Report the count of lines below in which the string "this" occurs; include nothing else.

SOURCE MATERIAL:

+ + + + +

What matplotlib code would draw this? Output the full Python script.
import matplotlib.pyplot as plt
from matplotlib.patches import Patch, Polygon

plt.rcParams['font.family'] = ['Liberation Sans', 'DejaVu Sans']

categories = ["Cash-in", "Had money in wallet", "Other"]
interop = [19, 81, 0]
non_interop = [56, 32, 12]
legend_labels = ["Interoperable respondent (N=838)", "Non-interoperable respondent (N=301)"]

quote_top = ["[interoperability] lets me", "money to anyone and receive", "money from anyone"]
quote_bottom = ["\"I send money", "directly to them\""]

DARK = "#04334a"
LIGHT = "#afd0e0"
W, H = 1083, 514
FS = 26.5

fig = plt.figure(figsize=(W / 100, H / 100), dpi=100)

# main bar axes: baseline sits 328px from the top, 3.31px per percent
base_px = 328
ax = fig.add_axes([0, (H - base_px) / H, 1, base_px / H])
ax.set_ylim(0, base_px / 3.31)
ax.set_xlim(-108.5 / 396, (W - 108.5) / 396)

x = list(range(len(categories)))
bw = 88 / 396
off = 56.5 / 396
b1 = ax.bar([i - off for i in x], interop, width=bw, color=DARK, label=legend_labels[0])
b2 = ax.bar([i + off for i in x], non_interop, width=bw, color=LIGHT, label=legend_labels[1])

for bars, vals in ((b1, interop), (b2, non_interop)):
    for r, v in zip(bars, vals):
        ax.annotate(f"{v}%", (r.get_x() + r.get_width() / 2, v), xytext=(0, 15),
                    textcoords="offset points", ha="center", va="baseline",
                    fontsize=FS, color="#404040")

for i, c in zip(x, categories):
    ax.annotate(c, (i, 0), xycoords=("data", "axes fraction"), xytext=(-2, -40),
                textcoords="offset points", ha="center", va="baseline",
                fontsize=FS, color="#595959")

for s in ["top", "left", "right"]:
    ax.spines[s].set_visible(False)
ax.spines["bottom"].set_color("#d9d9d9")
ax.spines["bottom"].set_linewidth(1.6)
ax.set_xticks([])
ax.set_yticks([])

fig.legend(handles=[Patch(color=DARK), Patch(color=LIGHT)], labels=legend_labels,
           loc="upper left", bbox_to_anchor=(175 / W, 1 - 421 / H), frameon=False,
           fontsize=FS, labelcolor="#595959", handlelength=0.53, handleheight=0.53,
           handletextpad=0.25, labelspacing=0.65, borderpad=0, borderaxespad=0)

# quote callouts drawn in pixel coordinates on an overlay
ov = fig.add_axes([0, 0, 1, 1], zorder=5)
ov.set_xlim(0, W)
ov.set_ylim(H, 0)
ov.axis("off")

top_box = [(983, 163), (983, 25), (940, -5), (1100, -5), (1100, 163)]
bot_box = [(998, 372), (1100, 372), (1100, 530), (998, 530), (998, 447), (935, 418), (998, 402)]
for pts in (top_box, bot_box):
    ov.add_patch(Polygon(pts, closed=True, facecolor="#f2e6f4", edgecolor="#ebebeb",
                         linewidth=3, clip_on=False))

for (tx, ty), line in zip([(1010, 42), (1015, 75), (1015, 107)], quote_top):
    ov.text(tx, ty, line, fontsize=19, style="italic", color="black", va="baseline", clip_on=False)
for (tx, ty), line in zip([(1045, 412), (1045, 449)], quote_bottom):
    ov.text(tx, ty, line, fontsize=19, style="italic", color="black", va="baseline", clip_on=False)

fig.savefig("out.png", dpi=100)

+ + + + +

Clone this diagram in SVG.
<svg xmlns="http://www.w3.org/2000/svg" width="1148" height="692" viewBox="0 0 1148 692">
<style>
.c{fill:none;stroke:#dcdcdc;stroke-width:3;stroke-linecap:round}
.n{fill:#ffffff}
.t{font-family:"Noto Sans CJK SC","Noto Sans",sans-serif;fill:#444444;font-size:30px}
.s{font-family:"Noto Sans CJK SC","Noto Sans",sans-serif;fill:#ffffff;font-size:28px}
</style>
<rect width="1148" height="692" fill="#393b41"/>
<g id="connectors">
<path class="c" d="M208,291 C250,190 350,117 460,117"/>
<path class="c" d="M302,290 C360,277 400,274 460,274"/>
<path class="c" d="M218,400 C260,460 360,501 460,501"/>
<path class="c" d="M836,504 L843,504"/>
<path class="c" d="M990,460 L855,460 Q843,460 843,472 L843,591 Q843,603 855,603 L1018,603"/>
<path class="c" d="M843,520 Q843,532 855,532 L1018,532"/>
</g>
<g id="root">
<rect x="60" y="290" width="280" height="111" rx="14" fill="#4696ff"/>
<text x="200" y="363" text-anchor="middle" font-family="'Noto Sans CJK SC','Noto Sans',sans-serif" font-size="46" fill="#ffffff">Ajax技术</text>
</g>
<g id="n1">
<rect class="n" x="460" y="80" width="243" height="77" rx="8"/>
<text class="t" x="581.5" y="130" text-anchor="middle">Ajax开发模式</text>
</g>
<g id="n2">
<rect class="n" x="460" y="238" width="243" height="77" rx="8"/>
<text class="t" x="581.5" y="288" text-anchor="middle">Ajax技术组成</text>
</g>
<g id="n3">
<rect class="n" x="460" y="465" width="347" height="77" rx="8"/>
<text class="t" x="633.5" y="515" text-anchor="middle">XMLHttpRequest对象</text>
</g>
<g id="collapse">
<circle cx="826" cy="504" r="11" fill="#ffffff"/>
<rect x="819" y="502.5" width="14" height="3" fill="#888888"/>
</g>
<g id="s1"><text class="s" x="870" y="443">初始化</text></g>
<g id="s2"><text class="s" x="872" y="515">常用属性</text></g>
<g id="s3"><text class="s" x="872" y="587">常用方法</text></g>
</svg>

+ + + + +

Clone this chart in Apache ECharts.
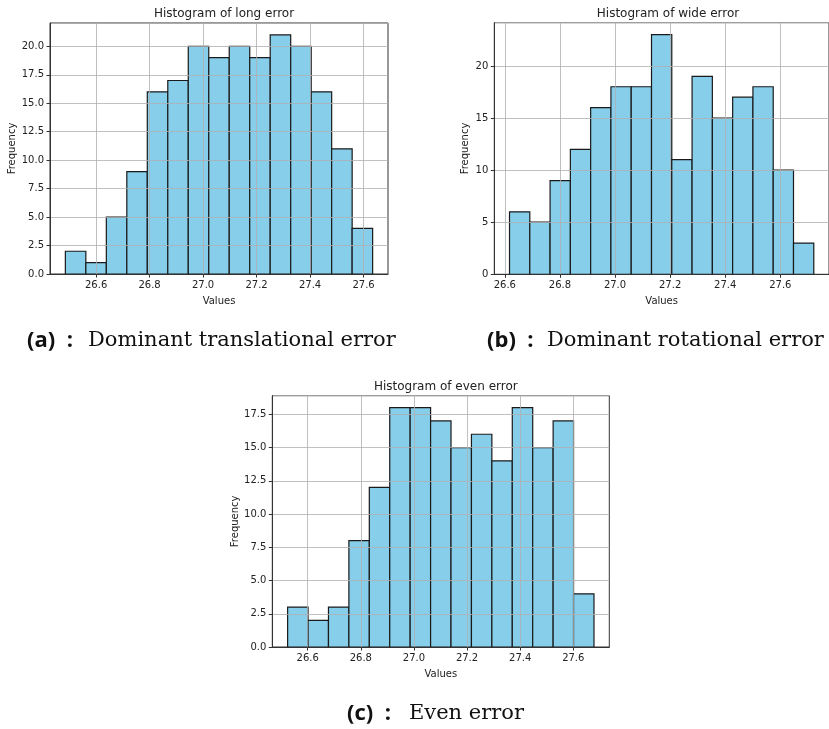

+ + + + +

COMPLETED TASK: 3